>> begin Provided data
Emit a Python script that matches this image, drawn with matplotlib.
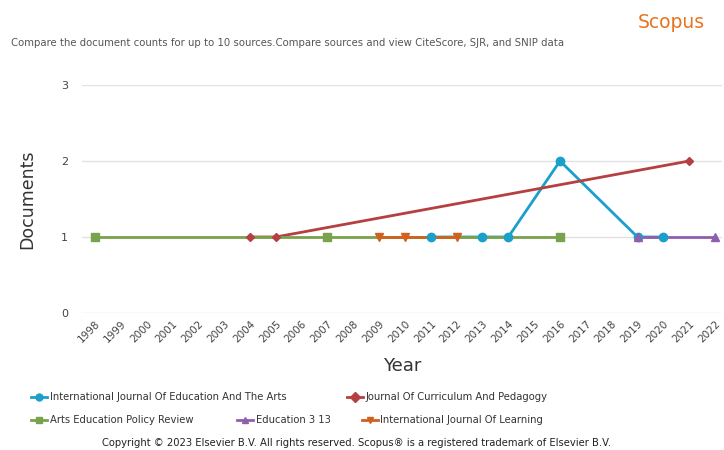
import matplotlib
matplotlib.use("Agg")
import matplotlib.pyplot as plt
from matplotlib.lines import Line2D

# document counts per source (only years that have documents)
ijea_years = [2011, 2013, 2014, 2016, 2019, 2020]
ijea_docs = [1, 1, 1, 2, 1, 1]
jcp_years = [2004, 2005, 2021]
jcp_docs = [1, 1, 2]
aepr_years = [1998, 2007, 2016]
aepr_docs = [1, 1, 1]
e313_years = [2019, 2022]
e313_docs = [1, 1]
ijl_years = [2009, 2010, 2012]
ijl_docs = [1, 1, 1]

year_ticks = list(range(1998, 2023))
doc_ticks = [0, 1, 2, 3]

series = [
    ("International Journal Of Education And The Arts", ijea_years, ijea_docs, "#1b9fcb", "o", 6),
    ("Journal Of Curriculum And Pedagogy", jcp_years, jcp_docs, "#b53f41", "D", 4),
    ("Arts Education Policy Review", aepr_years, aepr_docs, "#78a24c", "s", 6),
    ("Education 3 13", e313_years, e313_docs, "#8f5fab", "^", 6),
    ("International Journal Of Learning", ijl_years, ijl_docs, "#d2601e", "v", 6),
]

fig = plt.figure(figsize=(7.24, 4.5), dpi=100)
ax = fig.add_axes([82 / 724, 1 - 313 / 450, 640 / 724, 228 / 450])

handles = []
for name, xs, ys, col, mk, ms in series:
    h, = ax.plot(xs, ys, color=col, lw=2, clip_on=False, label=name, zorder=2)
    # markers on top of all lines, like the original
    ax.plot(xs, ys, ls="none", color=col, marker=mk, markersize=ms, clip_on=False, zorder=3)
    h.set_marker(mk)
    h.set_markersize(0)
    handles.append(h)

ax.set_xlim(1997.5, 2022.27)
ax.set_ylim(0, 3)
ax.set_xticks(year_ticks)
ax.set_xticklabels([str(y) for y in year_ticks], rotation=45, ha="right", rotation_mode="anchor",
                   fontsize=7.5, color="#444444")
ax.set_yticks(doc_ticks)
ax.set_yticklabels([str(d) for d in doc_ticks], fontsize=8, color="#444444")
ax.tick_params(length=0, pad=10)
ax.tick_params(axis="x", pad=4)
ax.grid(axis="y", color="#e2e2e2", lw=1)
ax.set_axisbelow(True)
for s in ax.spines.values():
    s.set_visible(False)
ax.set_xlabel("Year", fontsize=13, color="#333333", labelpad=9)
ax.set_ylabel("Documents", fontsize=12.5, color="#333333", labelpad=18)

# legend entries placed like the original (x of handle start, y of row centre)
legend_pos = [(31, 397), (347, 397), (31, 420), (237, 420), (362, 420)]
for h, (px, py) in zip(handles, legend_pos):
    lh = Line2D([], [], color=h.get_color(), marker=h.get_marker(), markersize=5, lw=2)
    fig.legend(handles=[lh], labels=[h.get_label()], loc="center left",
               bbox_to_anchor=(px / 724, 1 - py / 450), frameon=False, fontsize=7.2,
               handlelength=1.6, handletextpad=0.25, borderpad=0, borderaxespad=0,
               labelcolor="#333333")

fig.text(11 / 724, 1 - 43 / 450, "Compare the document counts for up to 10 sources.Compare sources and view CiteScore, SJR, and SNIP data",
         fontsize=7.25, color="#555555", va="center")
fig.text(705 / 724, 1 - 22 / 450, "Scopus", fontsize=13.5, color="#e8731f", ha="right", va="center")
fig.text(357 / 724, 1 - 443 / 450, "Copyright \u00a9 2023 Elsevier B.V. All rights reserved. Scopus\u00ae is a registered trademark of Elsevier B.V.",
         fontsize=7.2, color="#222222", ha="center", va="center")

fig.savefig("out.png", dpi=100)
>> end Provided data
Extract, word for word, each line from the top of the data down to and including the line with "ax = fig.add_axes([82"; skip the pictures.

Emit a Python script that matches this image, drawn with matplotlib.
import matplotlib
matplotlib.use("Agg")
import matplotlib.pyplot as plt
from matplotlib.lines import Line2D

# document counts per source (only years that have documents)
ijea_years = [2011, 2013, 2014, 2016, 2019, 2020]
ijea_docs = [1, 1, 1, 2, 1, 1]
jcp_years = [2004, 2005, 2021]
jcp_docs = [1, 1, 2]
aepr_years = [1998, 2007, 2016]
aepr_docs = [1, 1, 1]
e313_years = [2019, 2022]
e313_docs = [1, 1]
ijl_years = [2009, 2010, 2012]
ijl_docs = [1, 1, 1]

year_ticks = list(range(1998, 2023))
doc_ticks = [0, 1, 2, 3]

series = [
    ("International Journal Of Education And The Arts", ijea_years, ijea_docs, "#1b9fcb", "o", 6),
    ("Journal Of Curriculum And Pedagogy", jcp_years, jcp_docs, "#b53f41", "D", 4),
    ("Arts Education Policy Review", aepr_years, aepr_docs, "#78a24c", "s", 6),
    ("Education 3 13", e313_years, e313_docs, "#8f5fab", "^", 6),
    ("International Journal Of Learning", ijl_years, ijl_docs, "#d2601e", "v", 6),
]

fig = plt.figure(figsize=(7.24, 4.5), dpi=100)
ax = fig.add_axes([82 / 724, 1 - 313 / 450, 640 / 724, 228 / 450])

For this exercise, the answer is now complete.